→ **GIVEN REQUEST**:
In your copy, include every line of the listing below exactly but none of the pictures.

→ **PROVIDED DATA**:
════════════════
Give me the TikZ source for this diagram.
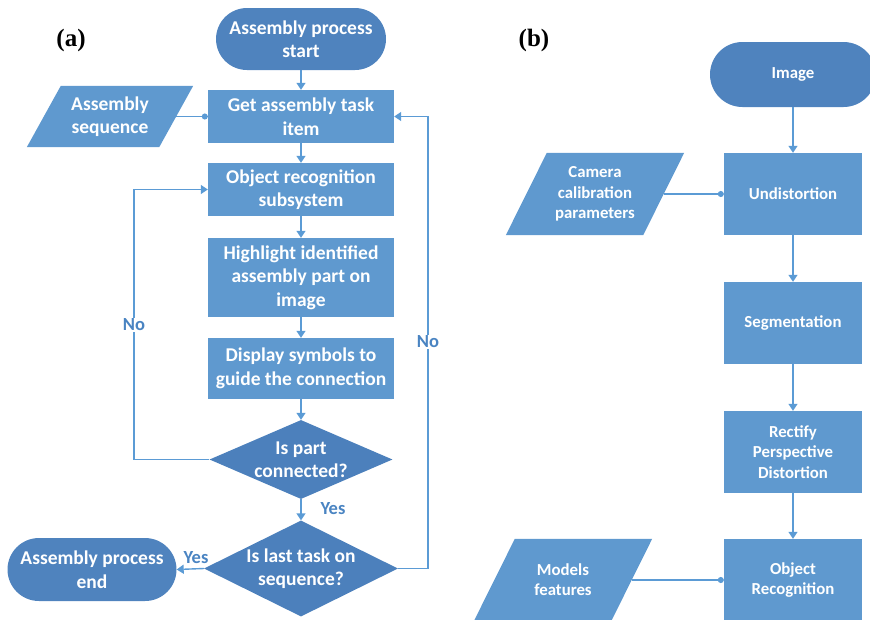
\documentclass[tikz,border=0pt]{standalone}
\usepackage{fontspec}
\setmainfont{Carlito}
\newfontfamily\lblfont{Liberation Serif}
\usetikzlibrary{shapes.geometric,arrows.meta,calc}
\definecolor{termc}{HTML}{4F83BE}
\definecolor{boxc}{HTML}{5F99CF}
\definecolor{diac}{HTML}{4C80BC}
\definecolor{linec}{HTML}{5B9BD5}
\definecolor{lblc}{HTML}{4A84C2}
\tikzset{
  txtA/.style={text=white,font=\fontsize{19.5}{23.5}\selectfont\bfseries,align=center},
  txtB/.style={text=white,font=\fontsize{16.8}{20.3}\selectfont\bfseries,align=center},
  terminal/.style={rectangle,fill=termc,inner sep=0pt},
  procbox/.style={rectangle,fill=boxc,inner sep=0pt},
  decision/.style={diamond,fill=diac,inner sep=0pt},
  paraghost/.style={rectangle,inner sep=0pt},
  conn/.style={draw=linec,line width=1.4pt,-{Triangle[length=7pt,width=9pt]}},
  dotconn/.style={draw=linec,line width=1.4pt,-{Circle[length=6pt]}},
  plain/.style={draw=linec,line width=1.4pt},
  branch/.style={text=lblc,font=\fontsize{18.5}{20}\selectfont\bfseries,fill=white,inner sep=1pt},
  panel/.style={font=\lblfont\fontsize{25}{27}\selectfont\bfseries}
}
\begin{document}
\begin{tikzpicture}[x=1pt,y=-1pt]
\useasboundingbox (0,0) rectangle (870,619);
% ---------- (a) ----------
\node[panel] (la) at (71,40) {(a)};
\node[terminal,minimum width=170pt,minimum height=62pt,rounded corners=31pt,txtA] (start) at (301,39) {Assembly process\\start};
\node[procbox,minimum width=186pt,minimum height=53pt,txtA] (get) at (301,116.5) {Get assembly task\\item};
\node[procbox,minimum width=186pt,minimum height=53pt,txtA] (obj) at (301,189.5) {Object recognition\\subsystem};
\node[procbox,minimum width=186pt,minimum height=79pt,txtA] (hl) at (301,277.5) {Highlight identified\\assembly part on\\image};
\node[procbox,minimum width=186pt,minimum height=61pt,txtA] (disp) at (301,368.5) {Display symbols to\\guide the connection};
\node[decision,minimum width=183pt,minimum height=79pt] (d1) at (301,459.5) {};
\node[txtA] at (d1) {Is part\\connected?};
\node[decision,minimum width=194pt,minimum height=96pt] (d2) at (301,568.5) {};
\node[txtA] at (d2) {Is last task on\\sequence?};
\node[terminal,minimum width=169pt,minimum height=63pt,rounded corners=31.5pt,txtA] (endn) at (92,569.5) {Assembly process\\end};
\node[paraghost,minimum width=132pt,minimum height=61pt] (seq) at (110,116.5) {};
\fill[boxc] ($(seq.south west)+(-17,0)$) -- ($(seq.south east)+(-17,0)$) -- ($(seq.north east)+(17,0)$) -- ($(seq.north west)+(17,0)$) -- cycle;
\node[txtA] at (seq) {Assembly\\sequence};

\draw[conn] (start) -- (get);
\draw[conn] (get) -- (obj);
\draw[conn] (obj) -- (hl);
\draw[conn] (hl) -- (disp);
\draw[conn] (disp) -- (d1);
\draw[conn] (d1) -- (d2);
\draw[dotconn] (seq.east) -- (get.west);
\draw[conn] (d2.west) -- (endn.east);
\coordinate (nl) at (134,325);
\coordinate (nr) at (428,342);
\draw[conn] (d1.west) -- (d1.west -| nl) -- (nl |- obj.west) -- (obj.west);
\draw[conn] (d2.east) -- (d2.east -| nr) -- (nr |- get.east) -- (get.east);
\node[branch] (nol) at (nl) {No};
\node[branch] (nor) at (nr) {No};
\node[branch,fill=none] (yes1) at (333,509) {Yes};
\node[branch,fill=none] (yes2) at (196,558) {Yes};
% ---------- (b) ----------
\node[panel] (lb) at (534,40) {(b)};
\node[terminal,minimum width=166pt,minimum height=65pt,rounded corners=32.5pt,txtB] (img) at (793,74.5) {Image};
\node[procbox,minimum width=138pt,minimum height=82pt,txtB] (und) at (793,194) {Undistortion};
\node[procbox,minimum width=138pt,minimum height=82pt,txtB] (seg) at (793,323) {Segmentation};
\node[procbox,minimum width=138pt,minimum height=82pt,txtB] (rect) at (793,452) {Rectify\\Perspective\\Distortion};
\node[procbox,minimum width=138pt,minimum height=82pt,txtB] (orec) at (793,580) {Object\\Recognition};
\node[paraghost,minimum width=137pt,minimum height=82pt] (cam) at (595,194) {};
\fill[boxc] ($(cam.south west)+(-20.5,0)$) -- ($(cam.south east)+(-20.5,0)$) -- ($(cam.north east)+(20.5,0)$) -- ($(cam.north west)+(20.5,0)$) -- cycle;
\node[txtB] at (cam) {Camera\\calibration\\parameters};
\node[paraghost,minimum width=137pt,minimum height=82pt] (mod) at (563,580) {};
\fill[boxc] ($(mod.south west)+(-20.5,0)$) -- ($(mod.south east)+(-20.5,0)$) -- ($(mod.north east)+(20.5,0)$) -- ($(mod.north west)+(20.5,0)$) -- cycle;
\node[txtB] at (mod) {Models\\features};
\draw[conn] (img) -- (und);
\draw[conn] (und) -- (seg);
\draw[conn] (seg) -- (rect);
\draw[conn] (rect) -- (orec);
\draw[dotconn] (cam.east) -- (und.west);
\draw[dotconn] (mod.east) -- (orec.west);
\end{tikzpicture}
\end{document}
════════════════
→ **THE OUTPUT**:
Give me the TikZ source for this diagram.
\documentclass[tikz,border=0pt]{standalone}
\usepackage{fontspec}
\setmainfont{Carlito}
\newfontfamily\lblfont{Liberation Serif}
\usetikzlibrary{shapes.geometric,arrows.meta,calc}
\definecolor{termc}{HTML}{4F83BE}
\definecolor{boxc}{HTML}{5F99CF}
\definecolor{diac}{HTML}{4C80BC}
\definecolor{linec}{HTML}{5B9BD5}
\definecolor{lblc}{HTML}{4A84C2}
\tikzset{
  txtA/.style={text=white,font=\fontsize{19.5}{23.5}\selectfont\bfseries,align=center},
  txtB/.style={text=white,font=\fontsize{16.8}{20.3}\selectfont\bfseries,align=center},
  terminal/.style={rectangle,fill=termc,inner sep=0pt},
  procbox/.style={rectangle,fill=boxc,inner sep=0pt},
  decision/.style={diamond,fill=diac,inner sep=0pt},
  paraghost/.style={rectangle,inner sep=0pt},
  conn/.style={draw=linec,line width=1.4pt,-{Triangle[length=7pt,width=9pt]}},
  dotconn/.style={draw=linec,line width=1.4pt,-{Circle[length=6pt]}},
  plain/.style={draw=linec,line width=1.4pt},
  branch/.style={text=lblc,font=\fontsize{18.5}{20}\selectfont\bfseries,fill=white,inner sep=1pt},
  panel/.style={font=\lblfont\fontsize{25}{27}\selectfont\bfseries}
}
\begin{document}
\begin{tikzpicture}[x=1pt,y=-1pt]
\useasboundingbox (0,0) rectangle (870,619);
% ---------- (a) ----------
\node[panel] (la) at (71,40) {(a)};
\node[terminal,minimum width=170pt,minimum height=62pt,rounded corners=31pt,txtA] (start) at (301,39) {Assembly process\\start};
\node[procbox,minimum width=186pt,minimum height=53pt,txtA] (get) at (301,116.5) {Get assembly task\\item};
\node[procbox,minimum width=186pt,minimum height=53pt,txtA] (obj) at (301,189.5) {Object recognition\\subsystem};
\node[procbox,minimum width=186pt,minimum height=79pt,txtA] (hl) at (301,277.5) {Highlight identified\\assembly part on\\image};
\node[procbox,minimum width=186pt,minimum height=61pt,txtA] (disp) at (301,368.5) {Display symbols to\\guide the connection};
\node[decision,minimum width=183pt,minimum height=79pt] (d1) at (301,459.5) {};
\node[txtA] at (d1) {Is part\\connected?};
\node[decision,minimum width=194pt,minimum height=96pt] (d2) at (301,568.5) {};
\node[txtA] at (d2) {Is last task on\\sequence?};
\node[terminal,minimum width=169pt,minimum height=63pt,rounded corners=31.5pt,txtA] (endn) at (92,569.5) {Assembly process\\end};
\node[paraghost,minimum width=132pt,minimum height=61pt] (seq) at (110,116.5) {};
\fill[boxc] ($(seq.south west)+(-17,0)$) -- ($(seq.south east)+(-17,0)$) -- ($(seq.north east)+(17,0)$) -- ($(seq.north west)+(17,0)$) -- cycle;
\node[txtA] at (seq) {Assembly\\sequence};

\draw[conn] (start) -- (get);
\draw[conn] (get) -- (obj);
\draw[conn] (obj) -- (hl);
\draw[conn] (hl) -- (disp);
\draw[conn] (disp) -- (d1);
\draw[conn] (d1) -- (d2);
\draw[dotconn] (seq.east) -- (get.west);
\draw[conn] (d2.west) -- (endn.east);
\coordinate (nl) at (134,325);
\coordinate (nr) at (428,342);
\draw[conn] (d1.west) -- (d1.west -| nl) -- (nl |- obj.west) -- (obj.west);
\draw[conn] (d2.east) -- (d2.east -| nr) -- (nr |- get.east) -- (get.east);
\node[branch] (nol) at (nl) {No};
\node[branch] (nor) at (nr) {No};
\node[branch,fill=none] (yes1) at (333,509) {Yes};
\node[branch,fill=none] (yes2) at (196,558) {Yes};
% ---------- (b) ----------
\node[panel] (lb) at (534,40) {(b)};
\node[terminal,minimum width=166pt,minimum height=65pt,rounded corners=32.5pt,txtB] (img) at (793,74.5) {Image};
\node[procbox,minimum width=138pt,minimum height=82pt,txtB] (und) at (793,194) {Undistortion};
\node[procbox,minimum width=138pt,minimum height=82pt,txtB] (seg) at (793,323) {Segmentation};
\node[procbox,minimum width=138pt,minimum height=82pt,txtB] (rect) at (793,452) {Rectify\\Perspective\\Distortion};
\node[procbox,minimum width=138pt,minimum height=82pt,txtB] (orec) at (793,580) {Object\\Recognition};
\node[paraghost,minimum width=137pt,minimum height=82pt] (cam) at (595,194) {};
\fill[boxc] ($(cam.south west)+(-20.5,0)$) -- ($(cam.south east)+(-20.5,0)$) -- ($(cam.north east)+(20.5,0)$) -- ($(cam.north west)+(20.5,0)$) -- cycle;
\node[txtB] at (cam) {Camera\\calibration\\parameters};
\node[paraghost,minimum width=137pt,minimum height=82pt] (mod) at (563,580) {};
\fill[boxc] ($(mod.south west)+(-20.5,0)$) -- ($(mod.south east)+(-20.5,0)$) -- ($(mod.north east)+(20.5,0)$) -- ($(mod.north west)+(20.5,0)$) -- cycle;
\node[txtB] at (mod) {Models\\features};
\draw[conn] (img) -- (und);
\draw[conn] (und) -- (seg);
\draw[conn] (seg) -- (rect);
\draw[conn] (rect) -- (orec);
\draw[dotconn] (cam.east) -- (und.west);
\draw[dotconn] (mod.east) -- (orec.west);
\end{tikzpicture}
\end{document}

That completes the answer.